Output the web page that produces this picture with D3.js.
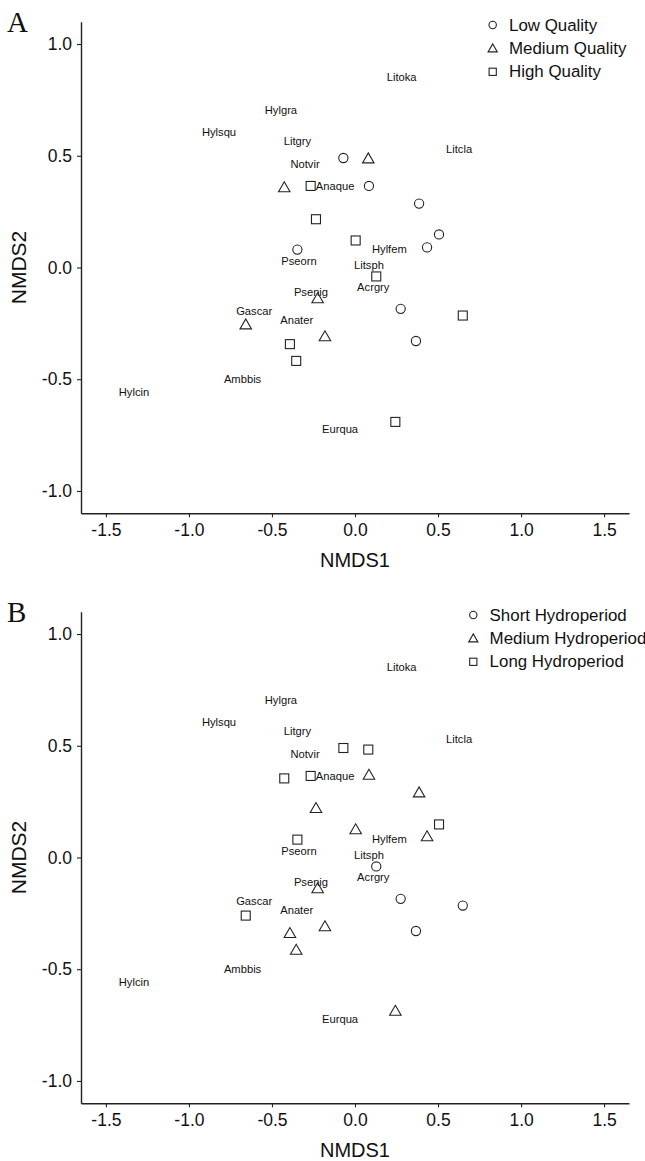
--- --- ---
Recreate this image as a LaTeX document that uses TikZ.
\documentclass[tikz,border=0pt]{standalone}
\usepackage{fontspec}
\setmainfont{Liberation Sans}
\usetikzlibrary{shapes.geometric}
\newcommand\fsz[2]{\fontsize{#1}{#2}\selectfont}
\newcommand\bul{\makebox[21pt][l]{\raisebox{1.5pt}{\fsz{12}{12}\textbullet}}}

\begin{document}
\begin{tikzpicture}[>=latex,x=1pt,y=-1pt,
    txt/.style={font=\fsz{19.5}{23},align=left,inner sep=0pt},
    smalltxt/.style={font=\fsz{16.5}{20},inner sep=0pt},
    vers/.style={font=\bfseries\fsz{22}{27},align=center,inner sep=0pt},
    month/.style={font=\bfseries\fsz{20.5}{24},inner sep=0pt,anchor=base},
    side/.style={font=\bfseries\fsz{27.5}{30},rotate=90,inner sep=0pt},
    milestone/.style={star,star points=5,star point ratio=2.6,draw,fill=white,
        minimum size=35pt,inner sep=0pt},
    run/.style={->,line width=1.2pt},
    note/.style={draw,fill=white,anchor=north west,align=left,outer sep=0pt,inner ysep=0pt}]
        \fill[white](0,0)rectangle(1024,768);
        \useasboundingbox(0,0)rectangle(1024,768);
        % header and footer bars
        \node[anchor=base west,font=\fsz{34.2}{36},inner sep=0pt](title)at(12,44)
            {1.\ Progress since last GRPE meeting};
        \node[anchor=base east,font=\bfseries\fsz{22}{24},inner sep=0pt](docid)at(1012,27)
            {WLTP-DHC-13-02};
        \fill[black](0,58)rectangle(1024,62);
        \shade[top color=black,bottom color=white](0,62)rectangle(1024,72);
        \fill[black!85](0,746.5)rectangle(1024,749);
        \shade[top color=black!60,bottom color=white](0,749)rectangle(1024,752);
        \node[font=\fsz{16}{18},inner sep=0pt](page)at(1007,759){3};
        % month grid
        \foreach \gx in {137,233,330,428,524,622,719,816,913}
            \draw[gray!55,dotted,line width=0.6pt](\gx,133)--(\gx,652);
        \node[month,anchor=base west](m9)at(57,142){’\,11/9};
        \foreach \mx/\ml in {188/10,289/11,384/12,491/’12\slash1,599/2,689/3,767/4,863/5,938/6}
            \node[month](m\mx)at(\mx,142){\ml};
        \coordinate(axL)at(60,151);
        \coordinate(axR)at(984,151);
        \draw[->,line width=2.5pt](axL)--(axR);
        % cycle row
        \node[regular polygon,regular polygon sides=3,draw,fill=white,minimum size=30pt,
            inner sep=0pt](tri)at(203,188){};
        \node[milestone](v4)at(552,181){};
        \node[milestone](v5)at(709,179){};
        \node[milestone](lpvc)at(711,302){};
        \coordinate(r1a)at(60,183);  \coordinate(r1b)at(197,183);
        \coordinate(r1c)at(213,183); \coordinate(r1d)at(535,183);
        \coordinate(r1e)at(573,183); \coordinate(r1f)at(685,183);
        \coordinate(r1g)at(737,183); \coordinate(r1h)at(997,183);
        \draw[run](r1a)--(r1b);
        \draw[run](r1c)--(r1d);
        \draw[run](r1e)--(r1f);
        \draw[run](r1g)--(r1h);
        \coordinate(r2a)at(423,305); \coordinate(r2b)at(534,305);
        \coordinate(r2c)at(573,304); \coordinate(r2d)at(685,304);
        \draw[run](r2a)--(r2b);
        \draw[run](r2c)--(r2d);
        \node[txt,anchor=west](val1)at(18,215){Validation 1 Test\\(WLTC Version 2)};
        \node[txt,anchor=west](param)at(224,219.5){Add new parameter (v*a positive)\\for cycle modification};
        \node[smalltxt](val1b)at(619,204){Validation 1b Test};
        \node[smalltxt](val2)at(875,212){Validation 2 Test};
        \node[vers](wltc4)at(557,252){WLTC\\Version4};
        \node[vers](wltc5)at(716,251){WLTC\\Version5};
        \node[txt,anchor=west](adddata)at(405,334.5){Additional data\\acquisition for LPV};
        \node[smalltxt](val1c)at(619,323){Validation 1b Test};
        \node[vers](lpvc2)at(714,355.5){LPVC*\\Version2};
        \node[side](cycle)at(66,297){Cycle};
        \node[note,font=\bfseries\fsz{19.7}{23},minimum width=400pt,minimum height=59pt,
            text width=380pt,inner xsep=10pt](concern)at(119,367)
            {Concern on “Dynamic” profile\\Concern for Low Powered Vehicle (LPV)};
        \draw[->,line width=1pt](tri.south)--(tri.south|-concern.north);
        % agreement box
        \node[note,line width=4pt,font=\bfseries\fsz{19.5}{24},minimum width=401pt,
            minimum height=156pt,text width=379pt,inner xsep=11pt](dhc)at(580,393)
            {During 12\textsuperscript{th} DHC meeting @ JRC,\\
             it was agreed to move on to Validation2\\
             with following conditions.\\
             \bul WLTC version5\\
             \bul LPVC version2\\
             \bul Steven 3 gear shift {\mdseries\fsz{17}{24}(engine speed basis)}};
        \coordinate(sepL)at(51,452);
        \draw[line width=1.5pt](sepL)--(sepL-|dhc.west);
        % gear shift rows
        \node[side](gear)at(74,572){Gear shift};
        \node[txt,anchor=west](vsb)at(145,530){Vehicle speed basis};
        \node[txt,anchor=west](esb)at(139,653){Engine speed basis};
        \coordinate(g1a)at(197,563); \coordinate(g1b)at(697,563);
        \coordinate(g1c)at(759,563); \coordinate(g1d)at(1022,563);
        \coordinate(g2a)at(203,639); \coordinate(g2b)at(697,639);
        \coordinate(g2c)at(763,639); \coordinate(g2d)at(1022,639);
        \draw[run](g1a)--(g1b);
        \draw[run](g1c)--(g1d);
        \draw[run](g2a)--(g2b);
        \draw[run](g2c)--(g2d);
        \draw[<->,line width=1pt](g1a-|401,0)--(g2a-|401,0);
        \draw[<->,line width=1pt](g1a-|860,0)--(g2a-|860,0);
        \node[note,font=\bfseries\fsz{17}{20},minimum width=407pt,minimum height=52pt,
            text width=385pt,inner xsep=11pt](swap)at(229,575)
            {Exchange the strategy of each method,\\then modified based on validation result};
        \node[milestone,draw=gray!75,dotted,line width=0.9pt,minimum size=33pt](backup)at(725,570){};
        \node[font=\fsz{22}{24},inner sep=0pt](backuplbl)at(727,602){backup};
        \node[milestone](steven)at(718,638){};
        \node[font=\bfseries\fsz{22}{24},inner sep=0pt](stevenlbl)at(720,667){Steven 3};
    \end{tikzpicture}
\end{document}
--- --- ---
WHAT YOU HAVE TO DO: Using the listing above, pick out each line that contains the word "with", then copy it.

TASK ANSWER:
Output the web page that produces this picture with D3.js.
             with following conditions.\\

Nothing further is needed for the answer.